Requirement: Lines containing the word "seaborn" need to be counted. Please reply with how many there are, and nothing else.

Supplied records:
^^^^

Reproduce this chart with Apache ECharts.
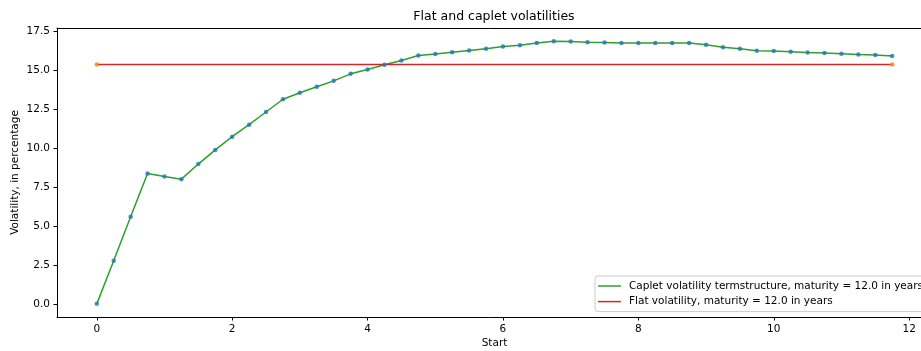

^^^^

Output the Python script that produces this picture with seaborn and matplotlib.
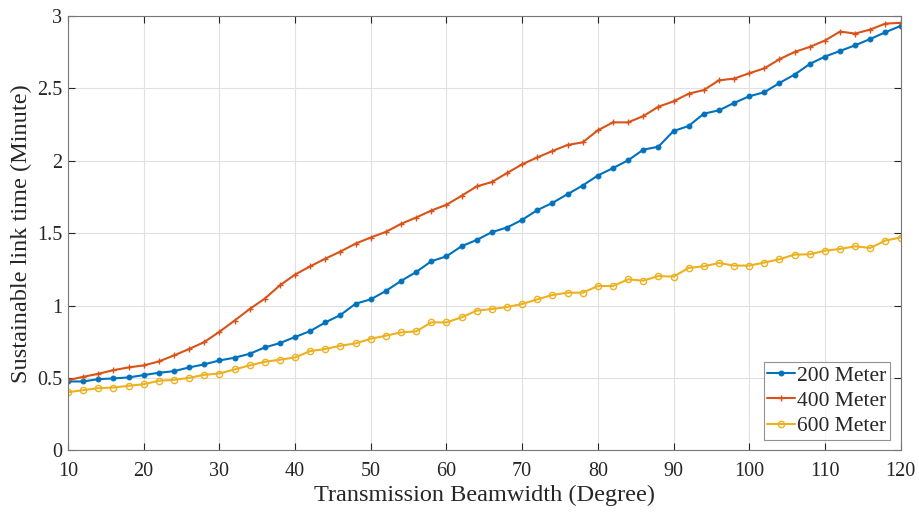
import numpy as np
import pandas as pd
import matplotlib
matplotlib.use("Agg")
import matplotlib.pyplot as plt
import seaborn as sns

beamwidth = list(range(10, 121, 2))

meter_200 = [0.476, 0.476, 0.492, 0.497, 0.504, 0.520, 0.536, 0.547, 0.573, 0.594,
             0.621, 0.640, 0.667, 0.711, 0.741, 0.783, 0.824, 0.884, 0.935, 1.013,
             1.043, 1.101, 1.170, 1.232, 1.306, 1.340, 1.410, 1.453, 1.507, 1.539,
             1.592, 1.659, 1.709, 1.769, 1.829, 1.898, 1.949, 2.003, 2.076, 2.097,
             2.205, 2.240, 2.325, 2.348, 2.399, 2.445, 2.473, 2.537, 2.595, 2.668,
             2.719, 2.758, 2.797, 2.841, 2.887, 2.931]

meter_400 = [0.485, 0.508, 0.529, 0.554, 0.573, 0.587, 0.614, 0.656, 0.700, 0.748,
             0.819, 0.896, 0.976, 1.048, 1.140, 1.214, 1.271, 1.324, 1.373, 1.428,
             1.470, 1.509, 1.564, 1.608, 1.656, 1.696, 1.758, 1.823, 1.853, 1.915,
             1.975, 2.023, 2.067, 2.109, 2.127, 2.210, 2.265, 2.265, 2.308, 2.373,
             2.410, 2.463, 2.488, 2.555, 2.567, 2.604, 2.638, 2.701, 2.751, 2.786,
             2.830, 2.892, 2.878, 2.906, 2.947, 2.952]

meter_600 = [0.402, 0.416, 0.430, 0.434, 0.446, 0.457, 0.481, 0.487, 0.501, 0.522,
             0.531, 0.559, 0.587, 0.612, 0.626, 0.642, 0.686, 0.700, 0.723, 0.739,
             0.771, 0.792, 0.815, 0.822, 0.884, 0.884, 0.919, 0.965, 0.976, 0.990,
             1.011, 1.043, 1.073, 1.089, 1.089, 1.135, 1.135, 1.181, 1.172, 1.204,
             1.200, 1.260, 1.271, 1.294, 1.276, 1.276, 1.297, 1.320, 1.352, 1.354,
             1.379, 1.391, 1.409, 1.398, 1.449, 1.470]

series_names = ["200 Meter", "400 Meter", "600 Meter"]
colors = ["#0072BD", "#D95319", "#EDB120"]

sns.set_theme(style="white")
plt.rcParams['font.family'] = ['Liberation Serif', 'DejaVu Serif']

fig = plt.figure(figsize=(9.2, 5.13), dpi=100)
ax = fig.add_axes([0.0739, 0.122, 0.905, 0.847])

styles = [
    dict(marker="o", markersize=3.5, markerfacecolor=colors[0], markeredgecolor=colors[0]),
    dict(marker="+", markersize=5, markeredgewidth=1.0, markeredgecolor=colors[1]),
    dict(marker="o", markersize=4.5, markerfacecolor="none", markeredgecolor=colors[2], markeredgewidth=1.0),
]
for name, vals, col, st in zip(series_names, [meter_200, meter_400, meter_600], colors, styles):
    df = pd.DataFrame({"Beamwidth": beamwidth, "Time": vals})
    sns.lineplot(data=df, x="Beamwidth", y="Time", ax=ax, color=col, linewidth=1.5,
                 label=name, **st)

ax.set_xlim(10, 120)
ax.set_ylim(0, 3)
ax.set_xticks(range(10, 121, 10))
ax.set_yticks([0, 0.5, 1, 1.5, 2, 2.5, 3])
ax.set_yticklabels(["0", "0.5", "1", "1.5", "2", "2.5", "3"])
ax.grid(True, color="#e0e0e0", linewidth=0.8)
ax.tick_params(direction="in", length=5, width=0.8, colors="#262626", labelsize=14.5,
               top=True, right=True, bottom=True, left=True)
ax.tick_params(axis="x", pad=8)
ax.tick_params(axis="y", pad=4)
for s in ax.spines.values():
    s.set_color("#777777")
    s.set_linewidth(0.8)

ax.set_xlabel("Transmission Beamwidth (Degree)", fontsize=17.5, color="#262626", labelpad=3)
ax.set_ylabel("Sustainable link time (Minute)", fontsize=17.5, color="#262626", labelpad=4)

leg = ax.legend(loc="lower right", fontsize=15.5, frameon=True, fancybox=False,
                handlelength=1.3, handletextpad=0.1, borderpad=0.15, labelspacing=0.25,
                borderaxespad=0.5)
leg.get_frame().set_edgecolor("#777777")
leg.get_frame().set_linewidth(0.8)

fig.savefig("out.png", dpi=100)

^^^^

The answer: 2